• _What is being asked_:
Omit any picture, and return the remaining data exactly as written.
== Supplied data ==
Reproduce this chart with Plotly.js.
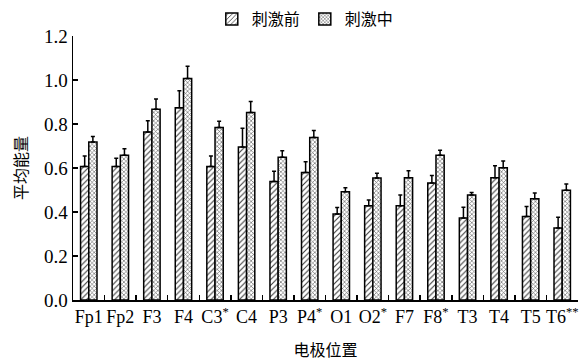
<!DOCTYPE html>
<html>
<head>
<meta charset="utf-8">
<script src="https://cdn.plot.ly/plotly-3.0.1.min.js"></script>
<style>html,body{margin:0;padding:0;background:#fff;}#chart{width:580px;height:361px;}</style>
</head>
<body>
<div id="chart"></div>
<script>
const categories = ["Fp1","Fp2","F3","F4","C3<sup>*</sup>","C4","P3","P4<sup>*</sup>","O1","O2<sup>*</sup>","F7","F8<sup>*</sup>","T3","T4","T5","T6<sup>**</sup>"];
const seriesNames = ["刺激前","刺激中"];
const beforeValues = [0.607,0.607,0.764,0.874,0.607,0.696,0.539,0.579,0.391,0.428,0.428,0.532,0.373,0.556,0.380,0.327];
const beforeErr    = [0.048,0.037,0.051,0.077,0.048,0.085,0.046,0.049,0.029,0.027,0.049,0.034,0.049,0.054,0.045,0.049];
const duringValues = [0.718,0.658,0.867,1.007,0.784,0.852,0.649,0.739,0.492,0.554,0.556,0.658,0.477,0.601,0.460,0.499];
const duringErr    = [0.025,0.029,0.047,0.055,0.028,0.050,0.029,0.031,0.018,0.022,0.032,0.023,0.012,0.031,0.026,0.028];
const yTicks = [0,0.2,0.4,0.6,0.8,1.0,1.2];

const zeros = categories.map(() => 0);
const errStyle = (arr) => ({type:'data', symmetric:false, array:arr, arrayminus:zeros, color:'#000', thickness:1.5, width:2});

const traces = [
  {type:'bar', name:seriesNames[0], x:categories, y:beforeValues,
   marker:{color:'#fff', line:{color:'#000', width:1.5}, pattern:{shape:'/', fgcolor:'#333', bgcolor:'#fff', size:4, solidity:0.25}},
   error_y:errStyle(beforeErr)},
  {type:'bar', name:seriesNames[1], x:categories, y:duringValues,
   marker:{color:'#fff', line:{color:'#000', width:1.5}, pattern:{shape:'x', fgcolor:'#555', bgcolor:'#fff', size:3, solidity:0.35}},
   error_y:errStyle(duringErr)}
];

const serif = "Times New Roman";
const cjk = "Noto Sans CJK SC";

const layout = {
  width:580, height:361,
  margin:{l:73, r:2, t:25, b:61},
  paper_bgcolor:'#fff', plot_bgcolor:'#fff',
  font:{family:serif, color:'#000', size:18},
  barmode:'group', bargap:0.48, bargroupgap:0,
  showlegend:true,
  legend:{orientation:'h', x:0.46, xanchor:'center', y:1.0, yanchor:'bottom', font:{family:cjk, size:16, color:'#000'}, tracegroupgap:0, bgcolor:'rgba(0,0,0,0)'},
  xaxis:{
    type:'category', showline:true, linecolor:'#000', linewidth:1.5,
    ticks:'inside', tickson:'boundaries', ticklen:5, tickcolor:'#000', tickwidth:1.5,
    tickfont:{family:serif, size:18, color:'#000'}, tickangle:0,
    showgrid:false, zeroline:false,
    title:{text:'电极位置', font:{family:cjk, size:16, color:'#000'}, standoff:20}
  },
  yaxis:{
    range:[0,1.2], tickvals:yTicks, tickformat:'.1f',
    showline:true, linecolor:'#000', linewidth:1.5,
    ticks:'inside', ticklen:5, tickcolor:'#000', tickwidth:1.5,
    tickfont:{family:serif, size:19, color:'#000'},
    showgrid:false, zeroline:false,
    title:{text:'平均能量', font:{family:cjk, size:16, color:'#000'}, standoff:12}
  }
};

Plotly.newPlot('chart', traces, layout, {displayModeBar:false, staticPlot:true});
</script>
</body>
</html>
===
• _Solution to this task_:
Reproduce this chart with Plotly.js.
<!DOCTYPE html>
<html>
<head>
<meta charset="utf-8">
<script src="https://cdn.plot.ly/plotly-3.0.1.min.js"></script>
<style>html,body{margin:0;padding:0;background:#fff;}#chart{width:580px;height:361px;}</style>
</head>
<body>
<div id="chart"></div>
<script>
const categories = ["Fp1","Fp2","F3","F4","C3<sup>*</sup>","C4","P3","P4<sup>*</sup>","O1","O2<sup>*</sup>","F7","F8<sup>*</sup>","T3","T4","T5","T6<sup>**</sup>"];
const seriesNames = ["刺激前","刺激中"];
const beforeValues = [0.607,0.607,0.764,0.874,0.607,0.696,0.539,0.579,0.391,0.428,0.428,0.532,0.373,0.556,0.380,0.327];
const beforeErr    = [0.048,0.037,0.051,0.077,0.048,0.085,0.046,0.049,0.029,0.027,0.049,0.034,0.049,0.054,0.045,0.049];
const duringValues = [0.718,0.658,0.867,1.007,0.784,0.852,0.649,0.739,0.492,0.554,0.556,0.658,0.477,0.601,0.460,0.499];
const duringErr    = [0.025,0.029,0.047,0.055,0.028,0.050,0.029,0.031,0.018,0.022,0.032,0.023,0.012,0.031,0.026,0.028];
const yTicks = [0,0.2,0.4,0.6,0.8,1.0,1.2];

const zeros = categories.map(() => 0);
const errStyle = (arr) => ({type:'data', symmetric:false, array:arr, arrayminus:zeros, color:'#000', thickness:1.5, width:2});

const traces = [
  {type:'bar', name:seriesNames[0], x:categories, y:beforeValues,
   marker:{color:'#fff', line:{color:'#000', width:1.5}, pattern:{shape:'/', fgcolor:'#333', bgcolor:'#fff', size:4, solidity:0.25}},
   error_y:errStyle(beforeErr)},
  {type:'bar', name:seriesNames[1], x:categories, y:duringValues,
   marker:{color:'#fff', line:{color:'#000', width:1.5}, pattern:{shape:'x', fgcolor:'#555', bgcolor:'#fff', size:3, solidity:0.35}},
   error_y:errStyle(duringErr)}
];

const serif = "Times New Roman";
const cjk = "Noto Sans CJK SC";

const layout = {
  width:580, height:361,
  margin:{l:73, r:2, t:25, b:61},
  paper_bgcolor:'#fff', plot_bgcolor:'#fff',
  font:{family:serif, color:'#000', size:18},
  barmode:'group', bargap:0.48, bargroupgap:0,
  showlegend:true,
  legend:{orientation:'h', x:0.46, xanchor:'center', y:1.0, yanchor:'bottom', font:{family:cjk, size:16, color:'#000'}, tracegroupgap:0, bgcolor:'rgba(0,0,0,0)'},
  xaxis:{
    type:'category', showline:true, linecolor:'#000', linewidth:1.5,
    ticks:'inside', tickson:'boundaries', ticklen:5, tickcolor:'#000', tickwidth:1.5,
    tickfont:{family:serif, size:18, color:'#000'}, tickangle:0,
    showgrid:false, zeroline:false,
    title:{text:'电极位置', font:{family:cjk, size:16, color:'#000'}, standoff:20}
  },
  yaxis:{
    range:[0,1.2], tickvals:yTicks, tickformat:'.1f',
    showline:true, linecolor:'#000', linewidth:1.5,
    ticks:'inside', ticklen:5, tickcolor:'#000', tickwidth:1.5,
    tickfont:{family:serif, size:19, color:'#000'},
    showgrid:false, zeroline:false,
    title:{text:'平均能量', font:{family:cjk, size:16, color:'#000'}, standoff:12}
  }
};

Plotly.newPlot('chart', traces, layout, {displayModeBar:false, staticPlot:true});
</script>
</body>
</html>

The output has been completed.